- Goal -
Leave out the pictures and reproduce all of the data exactly.

......

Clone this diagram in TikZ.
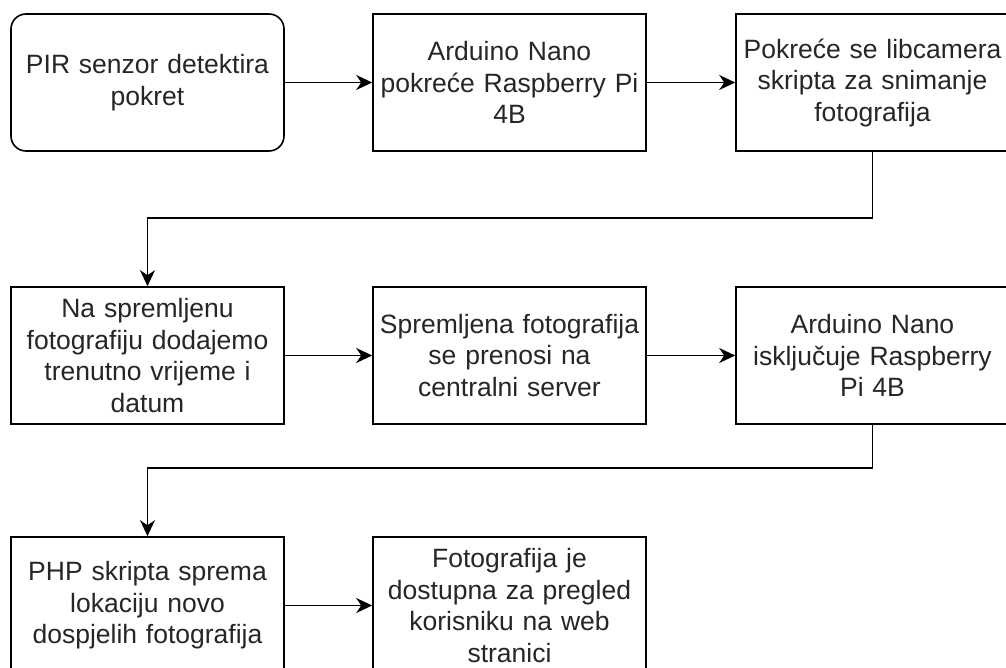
\documentclass[tikz,border=0pt]{standalone}
\usepackage{fontspec}
\setmainfont{Liberation Sans}
\usetikzlibrary{arrows.meta}
\begin{document}
\begin{tikzpicture}[x=1pt,y=-1pt,
  box/.style={draw=black, line width=1.6pt, rectangle, minimum width=273pt, minimum height=137pt,
    inner sep=0pt, align=center, text width=268pt, text=black!85,
    font=\fontsize{26.5pt}{31.5pt}\selectfont},
  rbox/.style={box, rounded corners=15pt},
  arr/.style={line width=1.6pt, -{Stealth[length=16pt,width=15pt,inset=5pt]}}]
\useasboundingbox (0,0) rectangle (1006,668);
\clip (0,0) rectangle (1006,668);
\fill[white] (0,0) rectangle (1006,668);
\node[rbox] (b1) at (147.5,82.5) {PIR senzor detektira\\pokret};
\node[box] (b2) at (509.5,82.5) {Arduino Nano\\pokreće Raspberry Pi\\4B};
\node[box] (b3) at (872.5,82.5) {Pokreće se libcamera\\skripta za snimanje\\fotografija};
\node[box] (b4) at (147.5,355.5) {Na spremljenu\\fotografiju dodajemo\\trenutno vrijeme i\\datum};
\node[box] (b5) at (509.5,355.5) {Spremljena fotografija\\se prenosi na\\centralni server};
\node[box] (b6) at (872.5,355.5) {Arduino Nano\\isključuje Raspberry\\Pi 4B};
\node[box] (b7) at (147.5,605.5) {PHP skripta sprema\\lokaciju novo\\dospjelih fotografija};
\node[box] (b8) at (509.5,605.5) {Fotografija je\\dostupna za pregled\\korisniku na web\\stranici};
\coordinate (c1) at (872.5,218);
\coordinate (c2) at (147.5,218);
\coordinate (c3) at (872.5,468);
\coordinate (c4) at (147.5,468);
\draw[arr] (b1.east) -- (b2.west);
\draw[arr] (b2.east) -- (b3.west);
\draw[arr] (b3.south) -- (c1) -- (c2) -- (b4.north);
\draw[arr] (b4.east) -- (b5.west);
\draw[arr] (b5.east) -- (b6.west);
\draw[arr] (b6.south) -- (c3) -- (c4) -- (b7.north);
\draw[arr] (b7.east) -- (b8.west);
\end{tikzpicture}
\end{document}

......

- Result of this task -
Clone this diagram in TikZ.
\documentclass[tikz,border=0pt]{standalone}
\usepackage{fontspec}
\setmainfont{Liberation Sans}
\usetikzlibrary{arrows.meta}
\begin{document}
\begin{tikzpicture}[x=1pt,y=-1pt,
  box/.style={draw=black, line width=1.6pt, rectangle, minimum width=273pt, minimum height=137pt,
    inner sep=0pt, align=center, text width=268pt, text=black!85,
    font=\fontsize{26.5pt}{31.5pt}\selectfont},
  rbox/.style={box, rounded corners=15pt},
  arr/.style={line width=1.6pt, -{Stealth[length=16pt,width=15pt,inset=5pt]}}]
\useasboundingbox (0,0) rectangle (1006,668);
\clip (0,0) rectangle (1006,668);
\fill[white] (0,0) rectangle (1006,668);
\node[rbox] (b1) at (147.5,82.5) {PIR senzor detektira\\pokret};
\node[box] (b2) at (509.5,82.5) {Arduino Nano\\pokreće Raspberry Pi\\4B};
\node[box] (b3) at (872.5,82.5) {Pokreće se libcamera\\skripta za snimanje\\fotografija};
\node[box] (b4) at (147.5,355.5) {Na spremljenu\\fotografiju dodajemo\\trenutno vrijeme i\\datum};
\node[box] (b5) at (509.5,355.5) {Spremljena fotografija\\se prenosi na\\centralni server};
\node[box] (b6) at (872.5,355.5) {Arduino Nano\\isključuje Raspberry\\Pi 4B};
\node[box] (b7) at (147.5,605.5) {PHP skripta sprema\\lokaciju novo\\dospjelih fotografija};
\node[box] (b8) at (509.5,605.5) {Fotografija je\\dostupna za pregled\\korisniku na web\\stranici};
\coordinate (c1) at (872.5,218);
\coordinate (c2) at (147.5,218);
\coordinate (c3) at (872.5,468);
\coordinate (c4) at (147.5,468);
\draw[arr] (b1.east) -- (b2.west);
\draw[arr] (b2.east) -- (b3.west);
\draw[arr] (b3.south) -- (c1) -- (c2) -- (b4.north);
\draw[arr] (b4.east) -- (b5.west);
\draw[arr] (b5.east) -- (b6.west);
\draw[arr] (b6.south) -- (c3) -- (c4) -- (b7.north);
\draw[arr] (b7.east) -- (b8.west);
\end{tikzpicture}
\end{document}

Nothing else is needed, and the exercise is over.